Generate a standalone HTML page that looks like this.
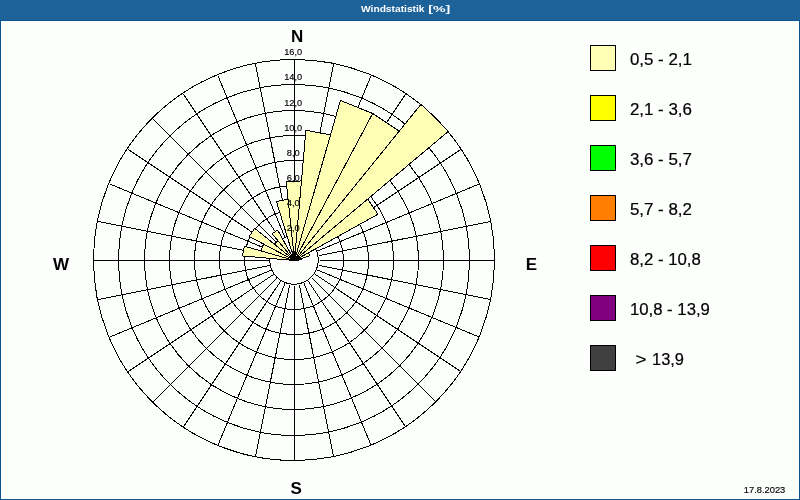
<!DOCTYPE html>
<html lang="de"><head><meta charset="utf-8"><title>Windstatistik [%]</title>
<style>
html,body{margin:0;padding:0;background:#fff;}
body{width:800px;height:500px;overflow:hidden;position:relative;font-family:"Liberation Sans",sans-serif;}
#frame{position:absolute;left:0;top:0;width:800px;height:500px;background:#0b5291;}
#bar{position:absolute;left:0;top:0;width:800px;height:20px;background:#1d6299;}
#inner{position:absolute;left:1px;top:21px;width:798px;height:478px;background:#fdfffd;}
svg{position:absolute;left:0;top:0;}
text{font-family:"Liberation Sans",sans-serif;}
</style></head><body>
<div id="frame"><div id="bar"></div><div id="inner"></div></div>
<svg width="800" height="500" viewBox="0 0 800 500">
<text y="11.8" font-size="9.6" font-weight="bold" fill="#ffffff"><tspan x="361" textLength="63.5" lengthAdjust="spacingAndGlyphs">Windstatistik</tspan><tspan x="428.3" textLength="22" lengthAdjust="spacingAndGlyphs">[%]</tspan></text>
<g fill="none" stroke="#000" stroke-width="1" shape-rendering="crispEdges">
<circle cx="294" cy="260" r="24.25"/>
<circle cx="294" cy="260" r="49.50"/>
<circle cx="294" cy="260" r="74.50"/>
<circle cx="294" cy="260" r="99.50"/>
<circle cx="294" cy="260" r="124.50"/>
<circle cx="294" cy="260" r="149.50"/>
<circle cx="294" cy="260" r="175.50"/>
<circle cx="294" cy="260" r="200.50"/>
<path d="M294.50 235.50L294.50 60.20M299.38 235.98L333.58 64.05M304.07 237.40L371.15 75.45M308.39 239.71L405.78 93.96M312.18 242.82L436.13 118.87M315.29 246.61L461.04 149.22M317.60 250.93L479.55 183.85M319.02 255.62L490.95 221.42M319.50 260.50L494.80 260.50M319.02 265.38L490.95 299.58M317.60 270.07L479.55 337.15M315.29 274.39L461.04 371.78M312.18 278.18L436.13 402.13M308.39 281.29L405.78 427.04M304.07 283.60L371.15 445.55M299.38 285.02L333.58 456.95M294.50 285.50L294.50 460.80M289.62 285.02L255.42 456.95M284.93 283.60L217.85 445.55M280.61 281.29L183.22 427.04M276.82 278.18L152.87 402.13M273.71 274.39L127.96 371.78M271.40 270.07L109.45 337.15M269.98 265.38L98.05 299.58M269.50 260.50L94.20 260.50M269.98 255.62L98.05 221.42M271.40 250.93L109.45 183.85M273.71 246.61L127.96 149.22M276.82 242.82L152.87 118.87M280.61 239.71L183.22 93.96M284.93 237.40L217.85 75.45M289.62 235.98L255.42 64.05"/>
</g>
<g fill="#fefeb4" stroke="#000" stroke-width="1" stroke-linejoin="miter" shape-rendering="crispEdges">
<polygon points="294.50,260.50 286.16,181.14 301.46,181.00"/>
<polygon points="294.50,260.50 305.89,130.30 330.53,134.86"/>
<polygon points="294.50,260.50 340.39,100.45 372.67,113.49"/>
<polygon points="294.50,260.50 372.67,113.49 399.28,131.11"/>
<polygon points="294.50,260.50 420.99,104.29 448.47,131.30"/>
<polygon points="294.50,260.50 367.66,199.11 378.03,214.20"/>
<polygon points="294.50,260.50 308.49,252.74 309.80,255.82"/>
<polygon points="294.50,260.50 301.19,258.45 301.46,259.77"/>
<polygon points="294.50,260.50 242.50,255.95 244.32,246.11"/>
<polygon points="294.50,260.50 260.86,250.85 263.60,244.07"/>
<polygon points="294.50,260.50 249.20,236.42 254.63,228.22"/>
<polygon points="294.50,260.50 274.29,244.14 277.79,240.58"/>
<polygon points="294.50,260.50 272.13,233.84 277.63,230.06"/>
<polygon points="294.50,260.50 291.59,255.25 292.75,254.76"/>
<polygon points="294.50,260.50 276.49,201.59 288.06,199.24"/>
</g>
<polygon points="292.5,251 295.5,251 296,255 297,259 290.5,259 291.5,255" fill="#000" shape-rendering="crispEdges"/>
<g font-size="9.5" fill="#000" stroke="#000" stroke-width="0.15">
<text x="286.7" y="230.8" textLength="13" lengthAdjust="spacingAndGlyphs">2,0</text>
<text x="286.7" y="205.8" textLength="13" lengthAdjust="spacingAndGlyphs">4,0</text>
<text x="286.7" y="180.8" textLength="13" lengthAdjust="spacingAndGlyphs">6,0</text>
<text x="286.7" y="155.8" textLength="13" lengthAdjust="spacingAndGlyphs">8,0</text>
<text x="284.2" y="130.8" textLength="18" lengthAdjust="spacingAndGlyphs">10,0</text>
<text x="284.2" y="105.8" textLength="18" lengthAdjust="spacingAndGlyphs">12,0</text>
<text x="284.2" y="79.8" textLength="18" lengthAdjust="spacingAndGlyphs">14,0</text>
<text x="284.2" y="54.8" textLength="18" lengthAdjust="spacingAndGlyphs">16,0</text>
</g>
<g font-size="17" font-weight="bold" fill="#000" text-anchor="middle">
<text x="297.2" y="41.6">N</text>
<text x="296.2" y="493.6">S</text>
<text x="61" y="269.6">W</text>
<text x="531.4" y="269.8">E</text>
</g>
<g shape-rendering="crispEdges" stroke="#000" stroke-width="1">
<rect x="590.5" y="45.5" width="25" height="25" fill="#fefeb4"/>
<rect x="590.5" y="95.5" width="25" height="25" fill="#ffff00"/>
<rect x="590.5" y="145.5" width="25" height="25" fill="#00ff00"/>
<rect x="590.5" y="195.5" width="25" height="25" fill="#ff8000"/>
<rect x="590.5" y="245.5" width="25" height="25" fill="#ff0000"/>
<rect x="590.5" y="295.5" width="25" height="25" fill="#800080"/>
<rect x="590.5" y="345.5" width="25" height="25" fill="#404040"/>
</g>
<g font-size="16" fill="#000" stroke="#000" stroke-width="0.2">
<text x="629.9" y="65" textLength="62" lengthAdjust="spacingAndGlyphs">0,5 - 2,1</text>
<text x="629.9" y="115" textLength="62" lengthAdjust="spacingAndGlyphs">2,1 - 3,6</text>
<text x="629.9" y="165" textLength="62" lengthAdjust="spacingAndGlyphs">3,6 - 5,7</text>
<text x="629.9" y="215" textLength="62" lengthAdjust="spacingAndGlyphs">5,7 - 8,2</text>
<text x="629.9" y="265" textLength="71" lengthAdjust="spacingAndGlyphs">8,2 - 10,8</text>
<text x="629.9" y="315" textLength="80" lengthAdjust="spacingAndGlyphs">10,8 - 13,9</text>
<text y="365"><tspan x="635.6" textLength="11" lengthAdjust="spacingAndGlyphs">&gt;</tspan> <tspan x="652" textLength="32" lengthAdjust="spacingAndGlyphs">13,9</tspan></text>
</g>
<text x="743.8" y="493" font-size="9.8" fill="#000" stroke="#000" stroke-width="0.15" textLength="41.5" lengthAdjust="spacingAndGlyphs">17.8.2023</text>
</svg>
</body></html>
* * *
Copy the listing word for word, excluding its pictures.

# Answer to the problem
Generate a standalone HTML page that looks like this.
<!DOCTYPE html>
<html lang="de"><head><meta charset="utf-8"><title>Windstatistik [%]</title>
<style>
html,body{margin:0;padding:0;background:#fff;}
body{width:800px;height:500px;overflow:hidden;position:relative;font-family:"Liberation Sans",sans-serif;}
#frame{position:absolute;left:0;top:0;width:800px;height:500px;background:#0b5291;}
#bar{position:absolute;left:0;top:0;width:800px;height:20px;background:#1d6299;}
#inner{position:absolute;left:1px;top:21px;width:798px;height:478px;background:#fdfffd;}
svg{position:absolute;left:0;top:0;}
text{font-family:"Liberation Sans",sans-serif;}
</style></head><body>
<div id="frame"><div id="bar"></div><div id="inner"></div></div>
<svg width="800" height="500" viewBox="0 0 800 500">
<text y="11.8" font-size="9.6" font-weight="bold" fill="#ffffff"><tspan x="361" textLength="63.5" lengthAdjust="spacingAndGlyphs">Windstatistik</tspan><tspan x="428.3" textLength="22" lengthAdjust="spacingAndGlyphs">[%]</tspan></text>
<g fill="none" stroke="#000" stroke-width="1" shape-rendering="crispEdges">
<circle cx="294" cy="260" r="24.25"/>
<circle cx="294" cy="260" r="49.50"/>
<circle cx="294" cy="260" r="74.50"/>
<circle cx="294" cy="260" r="99.50"/>
<circle cx="294" cy="260" r="124.50"/>
<circle cx="294" cy="260" r="149.50"/>
<circle cx="294" cy="260" r="175.50"/>
<circle cx="294" cy="260" r="200.50"/>
<path d="M294.50 235.50L294.50 60.20M299.38 235.98L333.58 64.05M304.07 237.40L371.15 75.45M308.39 239.71L405.78 93.96M312.18 242.82L436.13 118.87M315.29 246.61L461.04 149.22M317.60 250.93L479.55 183.85M319.02 255.62L490.95 221.42M319.50 260.50L494.80 260.50M319.02 265.38L490.95 299.58M317.60 270.07L479.55 337.15M315.29 274.39L461.04 371.78M312.18 278.18L436.13 402.13M308.39 281.29L405.78 427.04M304.07 283.60L371.15 445.55M299.38 285.02L333.58 456.95M294.50 285.50L294.50 460.80M289.62 285.02L255.42 456.95M284.93 283.60L217.85 445.55M280.61 281.29L183.22 427.04M276.82 278.18L152.87 402.13M273.71 274.39L127.96 371.78M271.40 270.07L109.45 337.15M269.98 265.38L98.05 299.58M269.50 260.50L94.20 260.50M269.98 255.62L98.05 221.42M271.40 250.93L109.45 183.85M273.71 246.61L127.96 149.22M276.82 242.82L152.87 118.87M280.61 239.71L183.22 93.96M284.93 237.40L217.85 75.45M289.62 235.98L255.42 64.05"/>
</g>
<g fill="#fefeb4" stroke="#000" stroke-width="1" stroke-linejoin="miter" shape-rendering="crispEdges">
<polygon points="294.50,260.50 286.16,181.14 301.46,181.00"/>
<polygon points="294.50,260.50 305.89,130.30 330.53,134.86"/>
<polygon points="294.50,260.50 340.39,100.45 372.67,113.49"/>
<polygon points="294.50,260.50 372.67,113.49 399.28,131.11"/>
<polygon points="294.50,260.50 420.99,104.29 448.47,131.30"/>
<polygon points="294.50,260.50 367.66,199.11 378.03,214.20"/>
<polygon points="294.50,260.50 308.49,252.74 309.80,255.82"/>
<polygon points="294.50,260.50 301.19,258.45 301.46,259.77"/>
<polygon points="294.50,260.50 242.50,255.95 244.32,246.11"/>
<polygon points="294.50,260.50 260.86,250.85 263.60,244.07"/>
<polygon points="294.50,260.50 249.20,236.42 254.63,228.22"/>
<polygon points="294.50,260.50 274.29,244.14 277.79,240.58"/>
<polygon points="294.50,260.50 272.13,233.84 277.63,230.06"/>
<polygon points="294.50,260.50 291.59,255.25 292.75,254.76"/>
<polygon points="294.50,260.50 276.49,201.59 288.06,199.24"/>
</g>
<polygon points="292.5,251 295.5,251 296,255 297,259 290.5,259 291.5,255" fill="#000" shape-rendering="crispEdges"/>
<g font-size="9.5" fill="#000" stroke="#000" stroke-width="0.15">
<text x="286.7" y="230.8" textLength="13" lengthAdjust="spacingAndGlyphs">2,0</text>
<text x="286.7" y="205.8" textLength="13" lengthAdjust="spacingAndGlyphs">4,0</text>
<text x="286.7" y="180.8" textLength="13" lengthAdjust="spacingAndGlyphs">6,0</text>
<text x="286.7" y="155.8" textLength="13" lengthAdjust="spacingAndGlyphs">8,0</text>
<text x="284.2" y="130.8" textLength="18" lengthAdjust="spacingAndGlyphs">10,0</text>
<text x="284.2" y="105.8" textLength="18" lengthAdjust="spacingAndGlyphs">12,0</text>
<text x="284.2" y="79.8" textLength="18" lengthAdjust="spacingAndGlyphs">14,0</text>
<text x="284.2" y="54.8" textLength="18" lengthAdjust="spacingAndGlyphs">16,0</text>
</g>
<g font-size="17" font-weight="bold" fill="#000" text-anchor="middle">
<text x="297.2" y="41.6">N</text>
<text x="296.2" y="493.6">S</text>
<text x="61" y="269.6">W</text>
<text x="531.4" y="269.8">E</text>
</g>
<g shape-rendering="crispEdges" stroke="#000" stroke-width="1">
<rect x="590.5" y="45.5" width="25" height="25" fill="#fefeb4"/>
<rect x="590.5" y="95.5" width="25" height="25" fill="#ffff00"/>
<rect x="590.5" y="145.5" width="25" height="25" fill="#00ff00"/>
<rect x="590.5" y="195.5" width="25" height="25" fill="#ff8000"/>
<rect x="590.5" y="245.5" width="25" height="25" fill="#ff0000"/>
<rect x="590.5" y="295.5" width="25" height="25" fill="#800080"/>
<rect x="590.5" y="345.5" width="25" height="25" fill="#404040"/>
</g>
<g font-size="16" fill="#000" stroke="#000" stroke-width="0.2">
<text x="629.9" y="65" textLength="62" lengthAdjust="spacingAndGlyphs">0,5 - 2,1</text>
<text x="629.9" y="115" textLength="62" lengthAdjust="spacingAndGlyphs">2,1 - 3,6</text>
<text x="629.9" y="165" textLength="62" lengthAdjust="spacingAndGlyphs">3,6 - 5,7</text>
<text x="629.9" y="215" textLength="62" lengthAdjust="spacingAndGlyphs">5,7 - 8,2</text>
<text x="629.9" y="265" textLength="71" lengthAdjust="spacingAndGlyphs">8,2 - 10,8</text>
<text x="629.9" y="315" textLength="80" lengthAdjust="spacingAndGlyphs">10,8 - 13,9</text>
<text y="365"><tspan x="635.6" textLength="11" lengthAdjust="spacingAndGlyphs">&gt;</tspan> <tspan x="652" textLength="32" lengthAdjust="spacingAndGlyphs">13,9</tspan></text>
</g>
<text x="743.8" y="493" font-size="9.8" fill="#000" stroke="#000" stroke-width="0.15" textLength="41.5" lengthAdjust="spacingAndGlyphs">17.8.2023</text>
</svg>
</body></html>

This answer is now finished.